Kierowca podziękował policji za mandat i punkty karne (treść maila)
– Mój mail może wydawać się dziwny i nietypowy, ale chciałbym podziękować policjantom, którzy mnie dzisiaj zatrzymali i ukarali bardzo dużą ilością punktów karnych – stwierdził skruszony kierowca Seata. Opisał również przebieg interwencji.
– Po zatrzymaniu policjanci uspokoili moją rodzinę, przede wszystkim moje dzieci. Zapytali się mojej żony, dlaczego pozwoliła mi przekroczyć prędkość. Przy tym wszystkim zachowywali się wzorowo i profesjonalnie, wytłumaczyli co zrobiłem źle i jednocześnie nie mogli zrozumieć, dlaczego jechałem w taki sposób wioząc całą rodzinę. I teraz najważniejsze, uświadomili mi, że moje zachowanie naraziło moją rodzinę, trafiło to do mnie, jest mi cholernie głupio i bardzo dziękuję za punkty i mandat – napisał.
Najstarsi policjanci nie pamiętają podobnego zachowania
Kierowca podziękował również za uratowanie życia, bo według niego rutyna i brawura za kierownicą mogłaby spowodować, że o wypadku z jego udziałem byłoby głośno w mediach.
– Gratuluję tak profesjonalnych funkcjonariuszy, którzy poza mandatem, trafili do mojego zakutego łba i otworzyli oczy za zagrożenie drogowe oraz to, że sam byłem zagrożeniem drogowym. Szacunek! – stwierdził mężczyzna i prosił, aby policjanci dowiedzieli się, że ich praca przyniosła efekty. Teraz wieść niesie, że nawet najstarsi mundurowi nie pamiętają podobnego zachowania…
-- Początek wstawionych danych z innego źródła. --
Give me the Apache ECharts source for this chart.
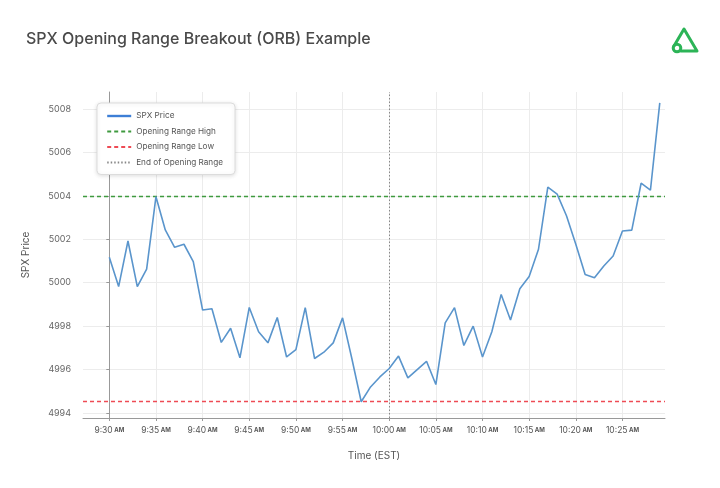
<!DOCTYPE html>
<html>
<head>
<meta charset="utf-8">
<script src="https://cdn.jsdelivr.net/npm/echarts@6/dist/echarts.min.js"></script>
<style>
  html, body { margin: 0; padding: 0; background: #fff; }
  #chart { width: 720px; height: 488px; }
</style>
</head>
<body>
<div id="chart"></div>
<script>
// one price per minute, 9:30 -> 10:29
const times = [
  '9:30', '9:31', '9:32', '9:33', '9:34', '9:35', '9:36', '9:37', '9:38', '9:39',
  '9:40', '9:41', '9:42', '9:43', '9:44', '9:45', '9:46', '9:47', '9:48', '9:49',
  '9:50', '9:51', '9:52', '9:53', '9:54', '9:55', '9:56', '9:57', '9:58', '9:59',
  '10:00', '10:01', '10:02', '10:03', '10:04', '10:05', '10:06', '10:07', '10:08', '10:09',
  '10:10', '10:11', '10:12', '10:13', '10:14', '10:15', '10:16', '10:17', '10:18', '10:19',
  '10:20', '10:21', '10:22', '10:23', '10:24', '10:25', '10:26', '10:27', '10:28', '10:29'
];
const prices = [
  5001.17, 4999.82, 5001.92, 4999.82, 5000.62, 5003.96, 5002.43, 5001.63, 5001.77, 5000.97,
  4998.74, 4998.80, 4997.25, 4997.90, 4996.54, 4998.86, 4997.74, 4997.23, 4998.40, 4996.58,
  4996.92, 4998.85, 4996.51, 4996.80, 4997.23, 4998.38, 4996.50, 4994.52, 4995.20, 4995.66,
  4996.05, 4996.62, 4995.62, 4996.00, 4996.38, 4995.31, 4998.15, 4998.85, 4997.11, 4998.00,
  4996.58, 4997.74, 4999.46, 4998.28, 4999.72, 5000.28, 5001.54, 5004.40, 5004.08, 5003.08,
  5001.77, 5000.38, 5000.23, 5000.77, 5001.23, 5002.38, 5002.42, 5004.58, 5004.26, 5008.28
];
const xTickIdx = [0, 5, 10, 15, 20, 25, 30, 35, 40, 45, 50, 55];
const yTicks = [4994, 4996, 4998, 5000, 5002, 5004, 5006, 5008];
const openingMinutes = 30;

const openPrices = prices.slice(0, openingMinutes);
const orHigh = Math.max(...openPrices);
const orLow = Math.min(...openPrices);

const FONT = 'Inter, "Noto Sans", sans-serif';
const GREEN = '#3f9a3f';
const RED = '#ee4b55';
const chart = echarts.init(document.getElementById('chart'), null, { renderer: 'canvas' });

const option = {
  animation: false,
  backgroundColor: '#fff',
  textStyle: { fontFamily: FONT },
  title: {
    text: 'SPX Opening Range Breakout (ORB) Example',
    left: 21,
    top: 26,
    textStyle: { fontFamily: FONT, fontSize: 16, fontWeight: 500, color: '#4a4a4a' }
  },
  // logo, top right
  graphic: [
    {
      type: 'polyline',
      shape: { points: [[674, 46], [684, 29], [697, 51], [681, 51]] },
      style: { fill: null, stroke: '#2cb457', lineWidth: 3, lineJoin: 'round', lineCap: 'round' }
    },
    {
      type: 'circle',
      shape: { cx: 677, cy: 48, r: 3.8 },
      style: { fill: null, stroke: '#2cb457', lineWidth: 3 }
    }
  ],
  legend: {
    orient: 'vertical',
    left: 97,
    top: 103,
    padding: [9, 12, 8, 9],
    itemWidth: 24,
    itemHeight: 8,
    itemGap: 7.5,
    backgroundColor: '#fff',
    borderColor: '#dcdcdc',
    borderWidth: 1,
    borderRadius: 4,
    shadowColor: 'rgba(0,0,0,0.12)',
    shadowBlur: 4,
    shadowOffsetY: 1,
    itemStyle: { opacity: 0 },
    textStyle: { fontFamily: FONT, fontSize: 8.2, color: '#555' },
    data: [
      { name: 'SPX Price', lineStyle: { width: 2.4, color: '#3d7fd6' } },
      'Opening Range High',
      'Opening Range Low',
      'End of Opening Range'
    ]
  },
  grid: { left: 83, right: 55, top: 92, bottom: 70 },
  xAxis: {
    type: 'value',
    min: -2.82,
    max: 59.56,
    name: 'Time (EST)',
    nameLocation: 'middle',
    nameGap: 33,
    nameTextStyle: { fontFamily: FONT, fontSize: 10, color: '#555' },
    axisLine: { show: true, lineStyle: { color: '#999', width: 1 } },
    axisTick: { show: true, length: 3, lineStyle: { color: '#999' }, customValues: xTickIdx },
    axisLabel: {
      customValues: xTickIdx,
      margin: 8,
      fontSize: 8.5,
      color: '#555',
      formatter: v => '{t|' + times[Math.round(v)] + '}{am| AM}',
      rich: {
        t: { fontFamily: FONT, fontSize: 8.5, color: '#555' },
        am: { fontFamily: FONT, fontSize: 6, fontWeight: 'bold', color: '#555' }
      }
    },
    splitLine: { show: true, lineStyle: { color: '#ececec', width: 1 } }
  },
  yAxis: {
    type: 'value',
    min: 4993.77,
    max: 5008.78,
    name: 'SPX Price',
    nameLocation: 'middle',
    nameGap: 52,
    nameTextStyle: { fontFamily: FONT, fontSize: 10, color: '#555' },
    axisLine: { show: true, lineStyle: { color: '#999', width: 1 } },
    axisTick: { show: true, length: 3, lineStyle: { color: '#999' }, customValues: yTicks },
    axisLabel: {
      customValues: yTicks,
      margin: 12,
      fontSize: 9,
      color: '#666',
      fontFamily: FONT,
      formatter: v => String(Math.round(v))
    },
    splitLine: { show: true, lineStyle: { color: '#ececec', width: 1 } }
  },
  series: [
    {
      name: 'SPX Price',
      type: 'line',
      symbol: 'none',
      z: 5,
      data: prices.map((p, i) => [i, p]),
      lineStyle: { color: '#5a95cc', width: 1.6 },
      itemStyle: { color: '#3d7fd6' }
    },
    {
      name: 'Opening Range High',
      type: 'line',
      symbol: 'none',
      data: [],
      lineStyle: { color: GREEN, width: 1.3, type: [4, 3] },
      itemStyle: { color: GREEN },
      markLine: {
        silent: true, symbol: 'none', label: { show: false },
        lineStyle: { color: GREEN, width: 1.3, type: [4, 3] },
        data: [{ yAxis: orHigh }]
      }
    },
    {
      name: 'Opening Range Low',
      type: 'line',
      symbol: 'none',
      data: [],
      lineStyle: { color: RED, width: 1.3, type: [4, 3] },
      itemStyle: { color: RED },
      markLine: {
        silent: true, symbol: 'none', label: { show: false },
        lineStyle: { color: RED, width: 1.3, type: [4, 3] },
        emphasis: { disabled: true },
        data: [{ yAxis: orLow, lineStyle: { color: RED } }]
      }
    },
    {
      name: 'End of Opening Range',
      type: 'line',
      symbol: 'none',
      data: [],
      lineStyle: { color: '#888', width: 1, type: [1.5, 2] },
      itemStyle: { color: '#888' },
      markLine: {
        silent: true, symbol: 'none', label: { show: false },
        lineStyle: { color: '#888', width: 1, type: [1.5, 2] },
        data: [{ xAxis: openingMinutes }]
      }
    }
  ]
};

chart.setOption(option);
</script>
</body>
</html>
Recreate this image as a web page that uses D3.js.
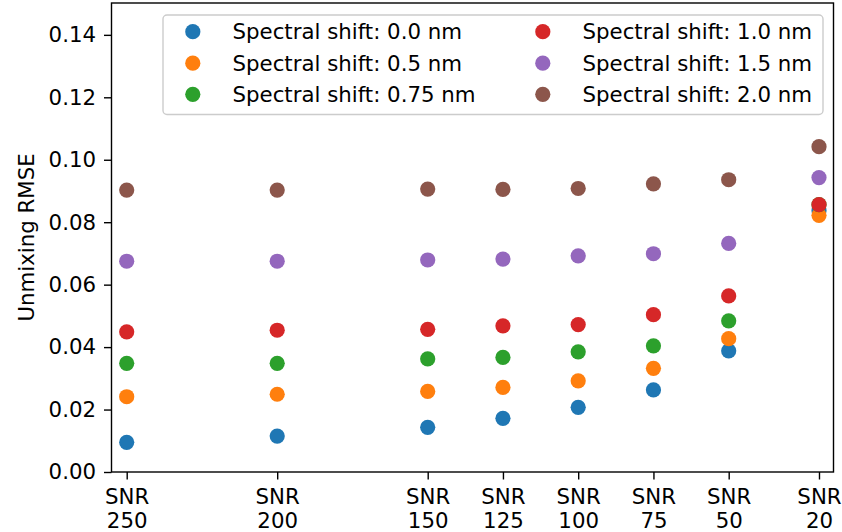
<!DOCTYPE html>
<html>
<head>
<meta charset="utf-8">
<script src="https://d3js.org/d3.v7.min.js"></script>
<style>
  html, body { margin: 0; padding: 0; background: #fff; }
  svg { display: block; font-family: "DejaVu Sans", sans-serif; }
</style>
</head>
<body>
<svg id="chart" width="842" height="532"></svg>
<script>
// ---- data ----
const snr = [250, 200, 150, 125, 100, 75, 50, 20];
const shift00  = [0.0095, 0.0115, 0.0143, 0.0172, 0.0207, 0.0263, 0.0388, 0.0837];
const shift05  = [0.0241, 0.0249, 0.0258, 0.0271, 0.0292, 0.0332, 0.0427, 0.0822];
const shift075 = [0.0348, 0.0348, 0.0362, 0.0367, 0.0385, 0.0404, 0.0484, 0.0856];
const shift10  = [0.0449, 0.0454, 0.0457, 0.0468, 0.0472, 0.0504, 0.0564, 0.0856];
const shift15  = [0.0675, 0.0675, 0.0679, 0.0682, 0.0692, 0.0699, 0.0732, 0.0943];
const shift20  = [0.0903, 0.0903, 0.0906, 0.0905, 0.0908, 0.0923, 0.0936, 0.1042];
const seriesNames = ["Spectral shift: 0.0 nm", "Spectral shift: 0.5 nm", "Spectral shift: 0.75 nm",
                     "Spectral shift: 1.0 nm", "Spectral shift: 1.5 nm", "Spectral shift: 2.0 nm"];
const seriesValues = [shift00, shift05, shift075, shift10, shift15, shift20];
const colors = ["#1f77b4", "#ff7f0e", "#2ca02c", "#d62728", "#9467bd", "#8c564b"];
const yTicks = [0.00, 0.02, 0.04, 0.06, 0.08, 0.10, 0.12, 0.14];
const yLabel = "Unmixing RMSE";

// ---- layout ----
const pLeft = 111.5, pRight = 833.5, pTop = 3, pBottom = 472;
const fs = 21.3;
const svg = d3.select("#chart");

const x = d3.scaleLinear().domain([255.05, 15.18]).range([pLeft, pRight]);
const y = d3.scaleLinear().domain([0, 0.1502]).range([pBottom, pTop]);

// points
seriesValues.forEach((vals, si) => {
  svg.append("g").selectAll("circle")
    .data(vals.map((v, i) => ({ s: snr[i], v })))
    .join("circle")
    .attr("cx", d => x(d.s))
    .attr("cy", d => y(d.v))
    .attr("r", 7.6)
    .attr("fill", colors[si]);
});

// axes
const xAxis = svg.append("g")
  .attr("transform", `translate(0,${pBottom})`)
  .call(d3.axisBottom(x).tickValues(snr).tickSize(7.5).tickPadding(8).tickFormat(() => ""));
xAxis.select(".domain").remove();
xAxis.selectAll(".tick line").attr("stroke", "#000").attr("stroke-width", 1.4);
xAxis.selectAll(".tick text").each(function(d) {
  const t = d3.select(this);
  t.text(null).attr("font-size", fs).attr("fill", "#000").attr("font-family", "DejaVu Sans")
    .attr("dy", null).attr("y", 0);
  t.append("tspan").attr("x", 0).attr("y", 32).text("SNR");
  t.append("tspan").attr("x", 0).attr("y", 55.7).text(d);
});

const yAxis = svg.append("g")
  .attr("transform", `translate(${pLeft},0)`)
  .call(d3.axisLeft(y).tickValues(yTicks).tickSize(7.5).tickPadding(8).tickFormat(d3.format(".2f")));
yAxis.select(".domain").remove();
yAxis.selectAll(".tick line").attr("stroke", "#000").attr("stroke-width", 1.4);
yAxis.selectAll(".tick text").attr("font-size", fs).attr("fill", "#000").attr("font-family", "DejaVu Sans");

// frame
svg.append("rect")
  .attr("x", pLeft).attr("y", pTop).attr("width", pRight - pLeft).attr("height", pBottom - pTop)
  .attr("fill", "none").attr("stroke", "#000").attr("stroke-width", 1.4);

// y label
svg.append("text")
  .attr("transform", `translate(33.5,${(pTop + pBottom) / 2}) rotate(-90)`)
  .attr("text-anchor", "middle")
  .attr("font-size", fs)
  .attr("fill", "#000")
  .text(yLabel);

// legend
const lg = svg.append("g");
lg.append("rect")
  .attr("x", 163).attr("y", 15).attr("width", 823 - 163).attr("height", 114.5 - 15)
  .attr("rx", 4).attr("ry", 4)
  .attr("fill", "#fff").attr("fill-opacity", 0.8)
  .attr("stroke", "#cccccc").attr("stroke-width", 1.4);
const rowY = [31.7, 63.2, 94.3];
const colMarkerX = [192.8, 542.8];
const colTextX = [232.5, 582.5];
seriesNames.forEach((name, i) => {
  const col = Math.floor(i / 3), row = i % 3;
  lg.append("circle")
    .attr("cx", colMarkerX[col]).attr("cy", rowY[row]).attr("r", 7.6)
    .attr("fill", colors[i]);
  lg.append("text")
    .attr("x", colTextX[col]).attr("y", rowY[row])
    .attr("dy", "0.36em")
    .attr("font-size", fs).attr("fill", "#000")
    .text(name);
});
</script>
</body>
</html>
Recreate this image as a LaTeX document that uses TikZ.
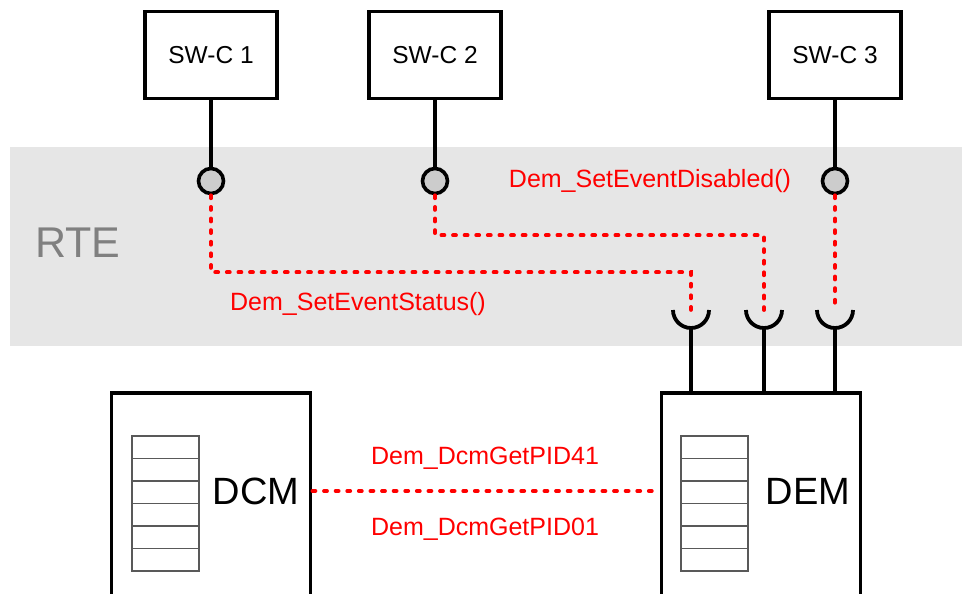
\documentclass[tikz,border=0pt]{standalone}
\usepackage{fontspec}
\setmainfont{Liberation Sans}
\usetikzlibrary{positioning}
\definecolor{rtegray}{HTML}{E6E6E6}
\definecolor{portgray}{HTML}{CCCCCC}
\definecolor{rtetext}{HTML}{808080}
\begin{document}
\begin{tikzpicture}[x=1pt,y=-1pt,
    swc/.style={draw,line width=3.2pt,minimum width=132pt,minimum height=87pt,font=\fontsize{24.5}{28}\selectfont},
    port/.style={circle,draw,line width=3.6pt,fill=portgray,minimum size=25pt,inner sep=0pt},
    stem/.style={line width=3.8pt},
    link/.style={red,line width=3.8pt,dash pattern=on 3pt off 8.6pt,line cap=round},
    ecu/.style={draw,line width=3.8pt,minimum width=199pt,minimum height=212pt,inner sep=0pt},
    apitext/.style={red,font=\fontsize{25}{29}\selectfont},
    bigtext/.style={font=\fontsize{38}{42}\selectfont}]
  \useasboundingbox (0,0) rectangle (962,594);
  \clip (0,0) rectangle (962,594);
  \fill[rtegray] (10,147) rectangle (962,346);
  \node[bigtext,text=rtetext,font=\fontsize{43}{47}\selectfont] (rte) at (78,243) {RTE};
  % components and their ports
  \foreach \n/\x in {1/211, 2/435, 3/835}{
    \node[swc] (sw\n) at (\x,55) {SW-C \n};
    \node[port] (p\n) at (\x,181) {};
    \draw[stem] (sw\n) -- (p\n);
  }
  \node[ecu] (dcm) at (211,499) {};
  \node[ecu] (dem) at (761,499) {};
  \node[bigtext] (dcmtxt) at (256,491) {DCM};
  \node[bigtext] (demtxt) at (808,491) {DEM};
  % tables
  \foreach \x in {132, 681}{
    \foreach \i in {0,...,5}{
      \draw[black!65,line width=1.3pt] (\x,436+22.5*\i) rectangle ++(67,22.5);
    }
  }
  % sockets on DEM
  \foreach \n/\x in {1/691, 2/764, 3/835}{
    \coordinate (s\n) at (\x,310);
    \draw[stem] (s\n) ++(-18,0) arc[start angle=180,end angle=0,radius=18];
    \coordinate (t\n) at (\x,328);
    \draw[stem] (t\n) -- (t\n |- dem.north);
  }
  \draw[link] (p1.south) -- ++(0,77) -| (s1);
  \draw[link] (p2.south) -- ++(0,40) -| (s2);
  \draw[link] (p3.south) -- (s3);
  \draw[link] (dcm.east |- dcmtxt) -- (dem.west |- dcmtxt);
  \node[apitext] (setstatus) at (358,304) {Dem\_SetEventStatus()};
  \node[apitext] (setdisabled) at (650,181) {Dem\_SetEventDisabled()};
  \node[apitext] (pid41) at (485,458) {Dem\_DcmGetPID41};
  \node[apitext] (pid01) at (485,529) {Dem\_DcmGetPID01};
\end{tikzpicture}
\end{document}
Nowy taryfikator mandatów i punktów karnych, łatwiej stracić prawo jazdy
- Nowy taryfikator mandatów i punktów karnych z pewnością skłania do zdjęcia nogi z gazu, tym bardziej, że teraz o wiele łatwiej o utratę prawa jazdy - powiedziała dzienni.pl Małgorzata Dąbrowska, Yanosik.pl. - Warto jednak pamiętać, że kluczowy wpływ na kwestię bezpieczeństwa ma świadomość w zakresie ewentualnych skutków różnych zachowań na drodze. Liczy się działanie prewencyjne - odpowiednia edukacja, nie tylko kierowców, ale wszystkich uczestników ruchu i wpajanie im odpowiednich postaw - skwitowała.